I can, of course, only speak from personal experience, but in the US, the people with the most fear and respect for firearms seems to be the ones who own them - it's only the people who don't know first-hand just what it's like to hold one or shoot one who seem to be casually dismissive of them.Echolocating said:In Canada, there is an overall fear of and respect towards firearms. I just don't see this cautious attitude in the US with respect to gun legislation. I think that speaks volumes on the issue.
It may well be a cultural thing. Every civilization has its violent entertainment based strongly on its martial traditions. More than any other culture, the US' martial tradition consists of firearms. Consequently, more than any other culture, the US' violent entertainment features firearms.
A gun is a lot scarier than (for example) a sword. It's louder than you expect, and using it is not terribly artful. In order to make successful entertainment with guns in it, you really have to downplay just how much power it has. A few generations of this, with the entertainment being made by people for whom frequently their closest exposure to the source material is academic, if not merely through other entertainment, and the entertainment will erode the mystique or respect that guns have among non-gun-owners. It's not merely that they become ubiquitous, but that they become mundane and non-threatening.
People are afraid of school shootings. It's not even that they think that a person who plays video games is going to shoot people. It's just that they're afraid that it will happen. It's something that You Do Not Joke About. Anything that suggests that you don't share this fear of it - such as modeling a mockup of a familiar area in a FPS engine - immediately casts suspicion on you. It's not even a conscious thing. Decent Folk, who are afraid of school shootings, aren't going to be the ones to do it. After all, you yourself aren't going to shoot up a high school - why would anybody who's like you do that? And the reason you're not going to do it is because you understand that school shootings are a Gravely Serious Affair. (You have momentarily forgotten such motivating factors as human decency, and rightly so, because seeing a crazy person commit mass murder tends to paralyze one's faith in human decency). But a person who doesn't think they're that big a deal? Why, what's to stop them from turning into a killer? You don't know - who could possibly, after all, understand that kind of heartless monster? - but you're not going to wait around to find out that the answer is "nothing at all."

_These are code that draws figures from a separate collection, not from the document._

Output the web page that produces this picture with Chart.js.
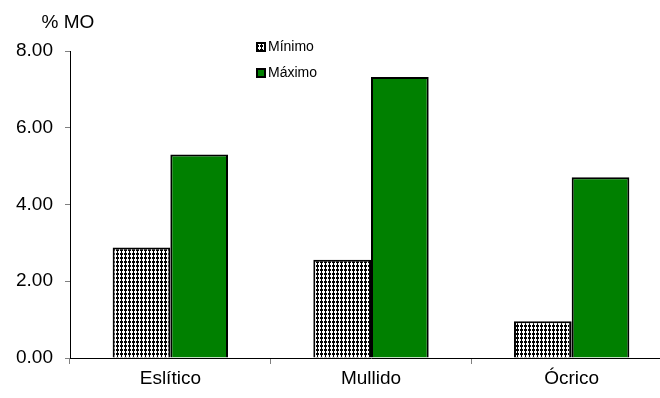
<!DOCTYPE html>
<html>
<head>
<meta charset="utf-8">
<script src="https://cdn.jsdelivr.net/npm/chart.js@4/dist/chart.umd.min.js"></script>
<style>
html,body{margin:0;padding:0;background:#fff;overflow:hidden;}
#wrap{position:absolute;left:0;top:0;width:672px;height:398px;}
</style>
</head>
<body>
<div id="wrap"><canvas id="c" width="672" height="398"></canvas></div>
<script>
const categories = ["Eslítico", "Mullido", "Ócrico"];
const minimo = [2.88, 2.56, 0.96];
const maximo = [5.30, 7.32, 4.71];
const seriesNames = ["Mínimo", "Máximo"];
const yTicks = [0, 2, 4, 6, 8];
const yTitle = "% MO";

const FONT = "'Liberation Sans', Arial, sans-serif";

function makePattern() {
  const p = document.createElement('canvas');
  p.width = 4; p.height = 4;
  const g = p.getContext('2d');
  g.fillStyle = '#fff'; g.fillRect(0, 0, 4, 4);
  g.fillStyle = '#000';
  g.fillRect(1, 0, 1, 4);
  g.fillRect(0, 1, 3, 2);
  return document.getElementById('c').getContext('2d').createPattern(p, 'repeat');
}
const pattern = makePattern();
const GREEN = '#008000';

const legendPlugin = {
  id: 'customLegend',
  afterDraw(chart) {
    const ctx = chart.ctx;
    ctx.save();
    const items = [
      { text: seriesNames[0], fill: pattern, y: 47 },
      { text: seriesNames[1], fill: GREEN, y: 73 }
    ];
    ctx.font = "14px " + FONT;
    ctx.textBaseline = 'middle';
    items.forEach(it => {
      ctx.fillStyle = '#000';
      ctx.fillRect(256, it.y - 5, 10, 10);
      ctx.fillStyle = it.fill;
      ctx.fillRect(258, it.y - 3, 6, 6);
      ctx.fillStyle = '#000';
      ctx.fillText(it.text, 268, it.y + 0.5);
    });
    ctx.font = "19px " + FONT;
    ctx.textAlign = 'center';
    ctx.textBaseline = 'alphabetic';
    ctx.fillText(yTitle, 68, 28);
    ctx.restore();
  }
};

new Chart(document.getElementById('c'), {
  type: 'bar',
  data: {
    labels: categories,
    datasets: [
      { label: seriesNames[0], data: minimo, backgroundColor: pattern, borderColor: '#000', borderWidth: 2 },
      { label: seriesNames[1], data: maximo, backgroundColor: GREEN, borderColor: '#000', borderWidth: 2 }
    ]
  },
  options: {
    responsive: false,
    animation: false,
    devicePixelRatio: 1,
    layout: { padding: { top: 51, right: 0, left: 0, bottom: 0 } },
    datasets: { bar: { categoryPercentage: 0.575, barPercentage: 1 } },
    plugins: { legend: { display: false }, tooltip: { enabled: false }, title: { display: false } },
    scales: {
      x: {
        afterFit(s) { s.height = 40; },
        grid: { drawOnChartArea: false, tickLength: 6, color: '#808080', offset: true },
        border: { color: '#000', width: 1 },
        ticks: { color: '#000', font: { family: FONT, size: 19 }, padding: 3 }
      },
      y: {
        min: 0, max: 8,
        afterFit(s) { s.width = 70; },
        afterBuildTicks(s) { s.ticks = yTicks.map(v => ({ value: v })); },
        grid: { drawOnChartArea: false, tickLength: 5, color: '#808080' },
        border: { color: '#000', width: 1 },
        ticks: { color: '#000', font: { family: FONT, size: 19 }, padding: 12, callback: v => Number(v).toFixed(2) }
      }
    }
  },
  plugins: [legendPlugin]
});
</script>
</body>
</html>
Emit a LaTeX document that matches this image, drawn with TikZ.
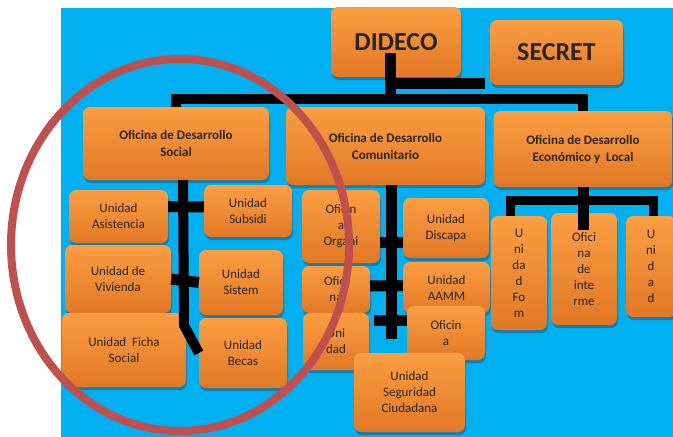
\documentclass[tikz,border=0pt]{standalone}
\usepackage{fontspec}
\setmainfont{Carlito}
\usetikzlibrary{shadows}

\definecolor{fondo}{RGB}{0,176,240}
\definecolor{naranjaclaro}{RGB}{252,158,66}
\definecolor{naranjaoscuro}{RGB}{226,120,38}
\definecolor{sombra}{RGB}{30,95,130}
\definecolor{rojocirculo}{RGB}{192,80,77}

\tikzset{
        caja/.style={rounded corners=7pt, top color=naranjaclaro, bottom color=naranjaoscuro,
                drop shadow={shadow xshift=1pt, shadow yshift=-3pt, fill=sombra, opacity=.6},
                text=black!85, align=center, inner sep=2pt, font=\fontsize{13}{16}\selectfont},
        titulo/.style={caja, font=\bfseries\fontsize{13}{17}\selectfont},
        jefe/.style={caja, font=\bfseries\fontsize{26}{30}\selectfont},
        conector/.style={line width=11pt, black},
}

\begin{document}
\begin{tikzpicture}[x=1pt, y=-1pt]
        \useasboundingbox (0,0) rectangle (673,437);
        \fill[fondo] (61,8) rectangle (673,437);

        \node[jefe, minimum width=130, minimum height=70] (dideco) at (396,42) {DIDECO};
        \node[jefe, minimum width=133, minimum height=65] (secret) at (556.5,52.5) {SECRET};

        \node[titulo, minimum width=186, minimum height=73] (social) at (176,143.5) {Oficina de Desarrollo\\Social};
        \node[titulo, minimum width=199, minimum height=78] (comunit) at (385.5,146) {Oficina de Desarrollo\\Comunitario};
        \node[titulo, minimum width=179, minimum height=76] (economico) at (583,149) {Oficina de Desarrollo\\Económico y\ \ Local};

        % social
        \node[caja, minimum width=99, minimum height=53] (asist) at (118.5,216.5) {Unidad\\Asistencia};
        \node[caja, minimum width=88, minimum height=52] (subsidi) at (248,211) {Unidad\\Subsidi};
        \node[caja, minimum width=106, minimum height=68] (vivienda) at (118,279) {Unidad de\\Vivienda};
        \node[caja, minimum width=84, minimum height=65] (sistema) at (241,282.5) {Unidad\\Sistem};
        \node[caja, minimum width=124, minimum height=74] (ficha) at (124,350) {Unidad\ \ Ficha\\Social};
        \node[caja, minimum width=88, minimum height=70] (becas) at (243,353) {Unidad\\Becas};

        % comunitario
        \node[caja, minimum width=78, minimum height=73] (organi) at (341,226.5) {Oficin\\a\\Organi};
        \node[caja, minimum width=68, minimum height=47] (ofna) at (336,289.5) {Ofici\\na};
        \node[caja, minimum width=66, minimum height=57] (uni) at (336,341.5) {Uni\\dad};
        \node[caja, minimum width=86, minimum height=60] (discapa) at (446,228) {Unidad\\Discapa};
        \node[caja, minimum width=87, minimum height=51] (aamm) at (446.5,287.5) {Unidad\\AAMM};
        \node[caja, minimum width=78, minimum height=54] (oficina) at (446,333) {Oficin\\a};
        \node[caja, minimum width=111, minimum height=79] (seguridad) at (409.5,392.5) {Unidad\\Seguridad\\Ciudadana};

        % economico
        \node[caja, minimum width=56, minimum height=114] (fom) at (519,273) {U\\ni\\da\\d\\Fo\\m};
        \node[caja, minimum width=66, minimum height=112] (interm) at (584,269) {Ofici\\na\\de\\inte\\rme};
        \node[caja, minimum width=50, minimum height=101] (unid) at (651,266.5) {U\\ni\\d\\a\\d};

        \coordinate (tronco) at (390.5,99);
        \coordinate (codo) at (390.5,83.5);

        \draw[conector] ([xshift=-5.5pt,yshift=-11pt]dideco.center) -- (tronco);
        \draw[conector] (codo) -- ([xshift=-5pt]codo -| secret.west);
        \draw[conector, line width=10pt] (social.north) |- (tronco) -| (economico.north);

        \draw[conector, line width=10pt] ([xshift=7pt]social.south) -- ([xshift=8pt,yshift=-145pt]social.south) -- (becas.west);
        \draw[conector] ([yshift=10pt]asist.east) -- ([yshift=4pt]subsidi.west);
        \draw[conector] (vivienda.east) -- (sistema.west);

        \draw[conector] ([xshift=6pt]comunit.south) -- ++(0,154);
        \draw[conector] ([yshift=-16pt]organi.east) -- ([yshift=-14.5pt]discapa.west);
        \draw[conector] ([yshift=3.5pt]ofna.east) -- ([yshift=2pt]aamm.west);
        \draw[conector] ([xshift=5pt,yshift=21pt]uni.east) -- ([yshift=12.5pt]oficina.west);

        \draw[conector] (economico.south) -- ++(0,43);
        \draw[conector, line width=9pt] ([xshift=-9pt]fom.north) |- ([yshift=-13pt]economico.south) -| ([xshift=2pt]unid.north);

        \draw[line width=8pt, rojocirculo] (180,245) ellipse [x radius=169pt, y radius=186pt];
\end{tikzpicture}
\end{document}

The problem is that we've been so afraid of school shootings for so long that, in order to demonstrate the natural, healthy sentiments of not-wanting-to-shoot-people-at-school and not-wanting-people-to-be-shot-at-school, then you have to demonstrate absolute commitment to not mixing the concepts of school and shooting in even the most superficial of ways. The fact that we have games about shooting, in which the layout of a school can be duplicated, complicates the matter for people who don't buy into the hysteria.